City officials and Long Beach residents were invited to the public presentation in Island Park, Ford noted, and she expressed hope that they would attend future presentations.
“There will be another presentation and I am hoping that we will get input from the administration in Long Beach as to their thoughts on this study.”
While the Herald reported that the traffic study was started in 2010, after the Island Park Civic Association began calling for safety-related changes to the boulevard when the organization was formed in 2008, a major impetus for the changes on the 1-mile roadway was a fatal accident there in 2003.
That June, a 98-year-old woman was killed while driving her 1983 Cadillac southbound on Austin Boulevard, after she collided with a man driving a 2000 Honda civic beside her.
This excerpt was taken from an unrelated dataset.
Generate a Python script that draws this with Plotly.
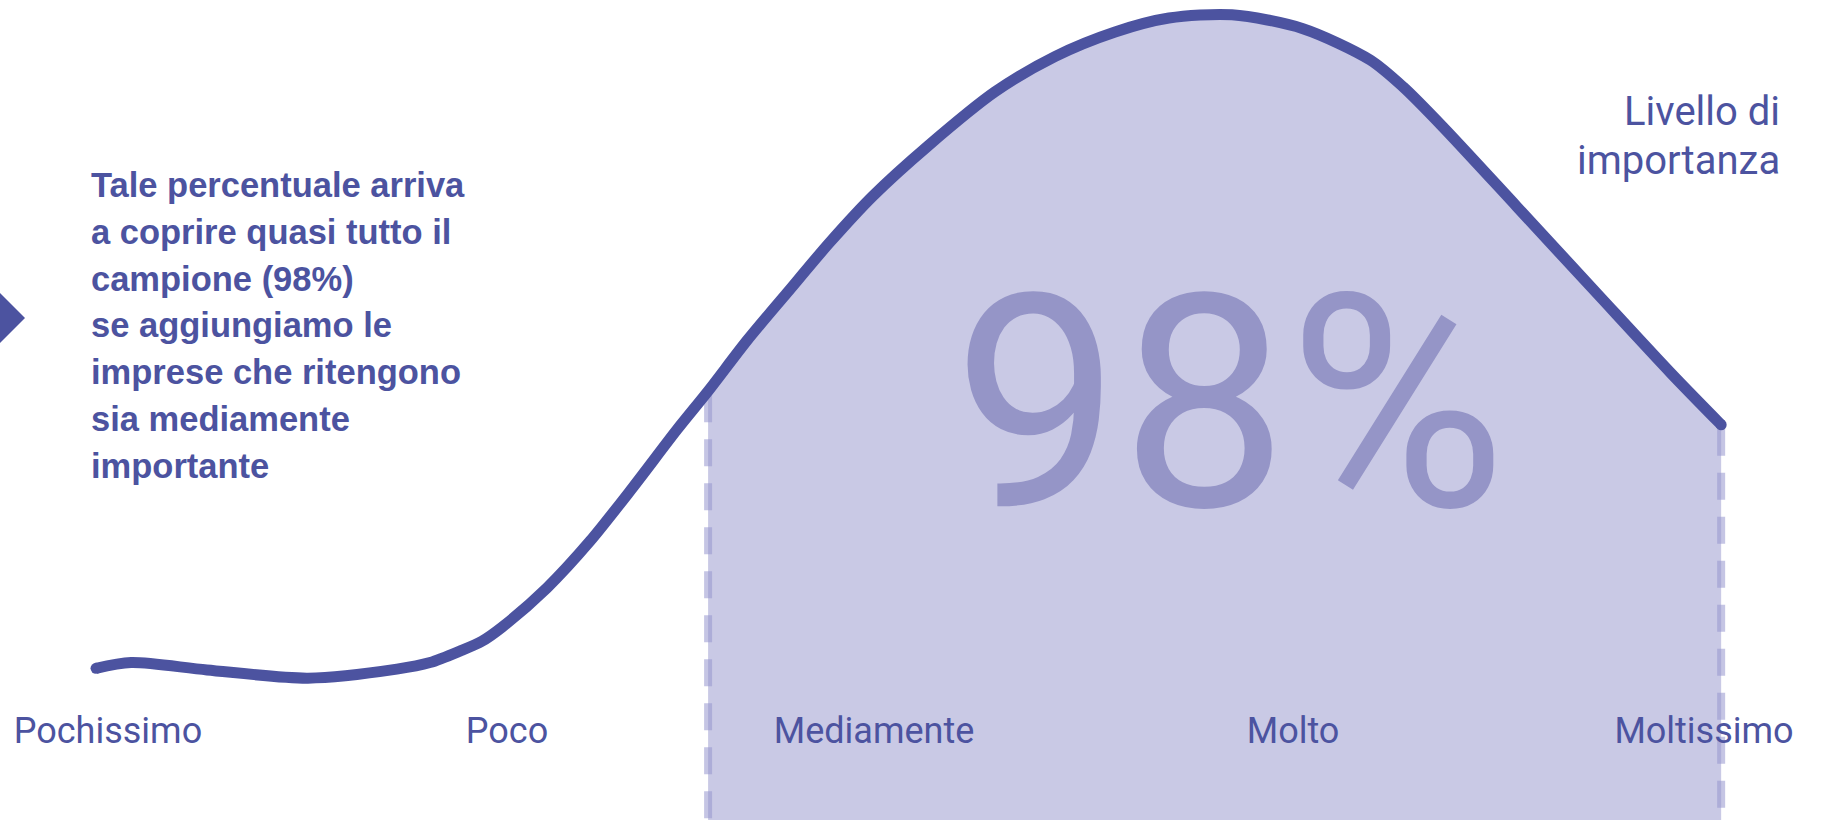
import plotly.graph_objects as go

# ---- data -------------------------------------------------------------
categories = ["Pochissimo", "Poco", "Mediamente", "Molto", "Moltissimo"]
category_pos = [0.0, 1.0, 1.92, 2.97, 4.0]

# distribution curve (x in category units, y in arbitrary share units)
curve_x = [-0.030, 0.058, 0.248, 0.501, 0.724, 0.807, 0.882, 0.937, 0.987, 1.100,
           1.208, 1.316, 1.426, 1.504, 1.602, 1.702, 1.810, 1.917, 2.055, 2.223,
           2.373, 2.524, 2.659, 2.817, 2.995, 3.163, 3.246, 3.346, 3.531, 3.734,
           3.917, 4.043]
curve_y = [18.5, 19.2, 18.3, 17.3, 18.4, 19.2, 20.6, 21.8, 23.5, 28.3,
           34.0, 40.6, 47.6, 52.3, 58.5, 64.3, 70.5, 76.1, 82.2, 88.8,
           93.1, 96.1, 97.8, 98.2, 96.5, 92.7, 89.4, 84.5, 74.8, 64.1,
           54.5, 48.2]

# shaded band: from the middle of Poco/Mediamente to the end of Moltissimo
band_start = 1.504
band_end = 4.043

highlight_value = "98%"
axis_title_lines = ["Livello di", "importanza"]
note_lines = [
    "Tale percentuale arriva",
    "a coprire quasi tutto il",
    "campione (98%)",
    "se aggiungiamo le",
    "imprese che ritengono",
    "sia mediamente",
    "importante",
]

# ---- styles -----------------------------------------------------------
W, H = 1823, 820
LINE_COLOR = "#4C53A0"
FILL_COLOR = "#C9C9E5"
BIG_COLOR = "#9595C7"
DASH_COLOR = "rgba(150,150,205,0.55)"

band_x = [x for x in curve_x if band_start <= x <= band_end]
band_y = [y for x, y in zip(curve_x, curve_y) if band_start <= x <= band_end]

fig = go.Figure()

# shaded area under the curve
fig.add_trace(go.Scatter(
    x=band_x, y=band_y, mode="lines",
    line=dict(width=0, shape="spline", smoothing=0.8, color=FILL_COLOR),
    fill="tozeroy", fillcolor=FILL_COLOR, hoverinfo="skip", showlegend=False,
))

# dashed boundaries of the band
for bx, by in [(band_x[0], band_y[0]), (band_x[-1], band_y[-1])]:
    fig.add_trace(go.Scatter(
        x=[bx, bx], y=[by - 0.5, 0], mode="lines",
        line=dict(color=DASH_COLOR, width=8, dash="27px,17px"),
        hoverinfo="skip", showlegend=False,
    ))

# the curve
fig.add_trace(go.Scatter(
    x=curve_x, y=curve_y, mode="lines",
    line=dict(color=LINE_COLOR, width=11, shape="spline", smoothing=0.8),
    hoverinfo="skip", showlegend=False,
))
# rounded line ends
fig.add_trace(go.Scatter(
    x=[curve_x[0], curve_x[-1]], y=[curve_y[0], curve_y[-1]], mode="markers",
    marker=dict(color=LINE_COLOR, size=11, line=dict(width=0)),
    hoverinfo="skip", showlegend=False,
))

x_lo = -108 / 399
x_hi = (W - 108) / 399

fig.update_layout(
    width=W, height=H,
    margin=dict(l=0, r=0, t=0, b=0),
    paper_bgcolor="white", plot_bgcolor="white",
    showlegend=False,
    xaxis=dict(
        range=[x_lo, x_hi], showgrid=False, zeroline=False, showline=False,
        tickmode="array", tickvals=category_pos, ticktext=categories,
        ticks="", anchor="free", position=1 - 706 / H,
        tickfont=dict(family="Roboto", size=36, color=LINE_COLOR),
        fixedrange=True,
    ),
    yaxis=dict(range=[0, 100], visible=False, fixedrange=True),
)

# big percentage
fig.add_annotation(
    x=1229 / W, y=1 - 404 / H, xref="paper", yref="paper",
    text=highlight_value, showarrow=False, xanchor="center", yanchor="middle",
    font=dict(family="Roboto", size=298, color=BIG_COLOR),
)

# axis title on the right
for i, t in enumerate(axis_title_lines):
    base = 125 + 50 * i
    fig.add_annotation(
        x=1782 / W, y=1 - (base - 14) / H, xref="paper", yref="paper",
        text=t, showarrow=False, xanchor="right", yanchor="middle",
        font=dict(family="Roboto", size=40, color=LINE_COLOR),
    )

# explanatory note on the left
for i, t in enumerate(note_lines):
    base = 196.7 + 46.9 * i
    fig.add_annotation(
        x=89 / W, y=1 - (base - 12) / H, xref="paper", yref="paper",
        text="<b>" + t + "</b>", showarrow=False, xanchor="left", yanchor="middle",
        font=dict(family="Liberation Sans", size=34.5, color=LINE_COLOR),
    )

# pointer diamond at the left edge
dx = 25 / W
cy, dy = 1 - 318 / H, 25 / H
fig.add_shape(
    type="path", xref="paper", yref="paper",
    path=f"M {-dx} {cy} L 0 {cy + dy} L {dx} {cy} L 0 {cy - dy} Z",
    fillcolor=LINE_COLOR, line=dict(width=0),
)

fig.write_html(
    "out.html",
    config={"displayModeBar": False, "staticPlot": True},
    post_script="document.body.style.margin='0';document.body.style.overflow='hidden';",
)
Police said the collision occurred after another motorist in a 1998 Toyota pulled out of the east side of Kingston Boulevard, crossing Austin's westbound lanes to get to the southbound lanes.
The following spring, local residents, spearheaded by the Island Park Chamber of Commerce, took county and Town of Hempstead representatives on a walking tour of Austin, and the town later posted no-left-turn signs on the east side of two side streets off Austin, Vanderbilt Avenue and Broadway, each of which were without traffic lights.
During their walking tour with Ford and Town Councilman Anthony Santino, R-East Rockaway, and their traffic engineers, the residents demonstrated that even when pedestrians push the button to delay the red lights, an average young man has just enough time to walk across Austin's six lanes from one side to the other.
"If you're an elderly person or if you have children in tow or if you're walking your dog, you're going to have a hard time making it across in time," Barbara Rubin, the chamber president in 2004, said. "What we're afraid of, and what has happened, is that the person in the furthest lane may not see you."
The traffic study suggests adding crosswalks with countdown timers and upgraded traffic lights, as well as widening the parking lanes on the side of the road.
* This story was update at 3:14 p.m. on 5.21.12.